YOUR TASK:
Images are not part of the copy; write out the rest of the data exactly as given.

____

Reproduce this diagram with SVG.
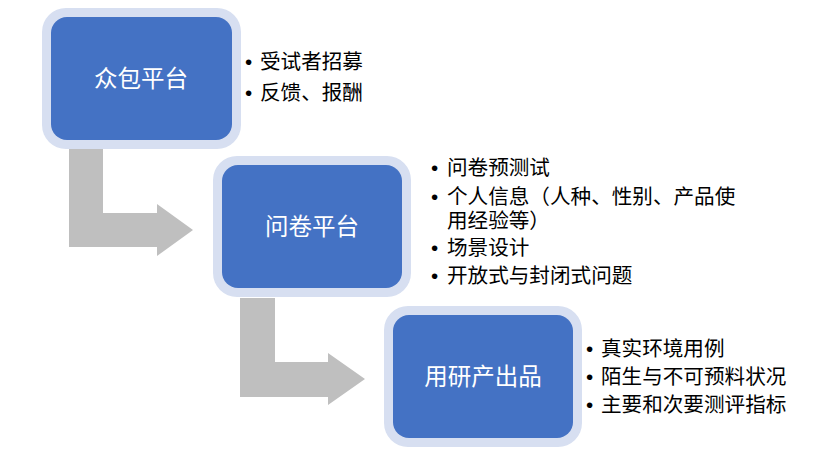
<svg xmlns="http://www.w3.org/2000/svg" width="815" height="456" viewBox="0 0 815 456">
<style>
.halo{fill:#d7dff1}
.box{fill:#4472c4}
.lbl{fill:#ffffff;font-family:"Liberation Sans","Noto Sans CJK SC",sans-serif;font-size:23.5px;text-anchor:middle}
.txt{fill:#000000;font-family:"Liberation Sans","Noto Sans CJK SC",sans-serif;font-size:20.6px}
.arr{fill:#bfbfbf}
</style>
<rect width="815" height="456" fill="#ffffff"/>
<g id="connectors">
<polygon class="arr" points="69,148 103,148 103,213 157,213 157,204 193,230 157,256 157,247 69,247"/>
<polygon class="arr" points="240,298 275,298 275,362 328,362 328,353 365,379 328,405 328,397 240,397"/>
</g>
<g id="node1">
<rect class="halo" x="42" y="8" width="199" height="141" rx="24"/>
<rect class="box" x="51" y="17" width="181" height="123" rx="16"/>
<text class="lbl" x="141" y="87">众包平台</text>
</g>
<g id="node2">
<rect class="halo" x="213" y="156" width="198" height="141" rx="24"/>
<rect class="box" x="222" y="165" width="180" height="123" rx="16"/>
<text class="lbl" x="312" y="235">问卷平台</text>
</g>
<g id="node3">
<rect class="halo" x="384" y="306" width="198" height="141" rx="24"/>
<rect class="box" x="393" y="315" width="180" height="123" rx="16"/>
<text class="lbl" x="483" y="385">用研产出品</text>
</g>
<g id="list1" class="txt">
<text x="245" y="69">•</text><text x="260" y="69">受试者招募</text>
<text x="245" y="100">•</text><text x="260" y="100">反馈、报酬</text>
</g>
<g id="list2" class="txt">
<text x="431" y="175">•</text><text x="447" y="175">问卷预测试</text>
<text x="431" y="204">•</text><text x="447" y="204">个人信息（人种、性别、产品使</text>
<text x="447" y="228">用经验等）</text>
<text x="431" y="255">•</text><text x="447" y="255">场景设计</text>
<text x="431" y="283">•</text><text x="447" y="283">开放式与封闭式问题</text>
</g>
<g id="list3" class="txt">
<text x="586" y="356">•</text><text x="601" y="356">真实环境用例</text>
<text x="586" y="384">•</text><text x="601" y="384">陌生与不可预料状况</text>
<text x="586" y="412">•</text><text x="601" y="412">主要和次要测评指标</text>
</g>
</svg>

____

SOLUTION TO THE PROBLEM:
Reproduce this diagram with SVG.
<svg xmlns="http://www.w3.org/2000/svg" width="815" height="456" viewBox="0 0 815 456">
<style>
.halo{fill:#d7dff1}
.box{fill:#4472c4}
.lbl{fill:#ffffff;font-family:"Liberation Sans","Noto Sans CJK SC",sans-serif;font-size:23.5px;text-anchor:middle}
.txt{fill:#000000;font-family:"Liberation Sans","Noto Sans CJK SC",sans-serif;font-size:20.6px}
.arr{fill:#bfbfbf}
</style>
<rect width="815" height="456" fill="#ffffff"/>
<g id="connectors">
<polygon class="arr" points="69,148 103,148 103,213 157,213 157,204 193,230 157,256 157,247 69,247"/>
<polygon class="arr" points="240,298 275,298 275,362 328,362 328,353 365,379 328,405 328,397 240,397"/>
</g>
<g id="node1">
<rect class="halo" x="42" y="8" width="199" height="141" rx="24"/>
<rect class="box" x="51" y="17" width="181" height="123" rx="16"/>
<text class="lbl" x="141" y="87">众包平台</text>
</g>
<g id="node2">
<rect class="halo" x="213" y="156" width="198" height="141" rx="24"/>
<rect class="box" x="222" y="165" width="180" height="123" rx="16"/>
<text class="lbl" x="312" y="235">问卷平台</text>
</g>
<g id="node3">
<rect class="halo" x="384" y="306" width="198" height="141" rx="24"/>
<rect class="box" x="393" y="315" width="180" height="123" rx="16"/>
<text class="lbl" x="483" y="385">用研产出品</text>
</g>
<g id="list1" class="txt">
<text x="245" y="69">•</text><text x="260" y="69">受试者招募</text>
<text x="245" y="100">•</text><text x="260" y="100">反馈、报酬</text>
</g>
<g id="list2" class="txt">
<text x="431" y="175">•</text><text x="447" y="175">问卷预测试</text>
<text x="431" y="204">•</text><text x="447" y="204">个人信息（人种、性别、产品使</text>
<text x="447" y="228">用经验等）</text>
<text x="431" y="255">•</text><text x="447" y="255">场景设计</text>
<text x="431" y="283">•</text><text x="447" y="283">开放式与封闭式问题</text>
</g>
<g id="list3" class="txt">
<text x="586" y="356">•</text><text x="601" y="356">真实环境用例</text>
<text x="586" y="384">•</text><text x="601" y="384">陌生与不可预料状况</text>
<text x="586" y="412">•</text><text x="601" y="412">主要和次要测评指标</text>
</g>
</svg>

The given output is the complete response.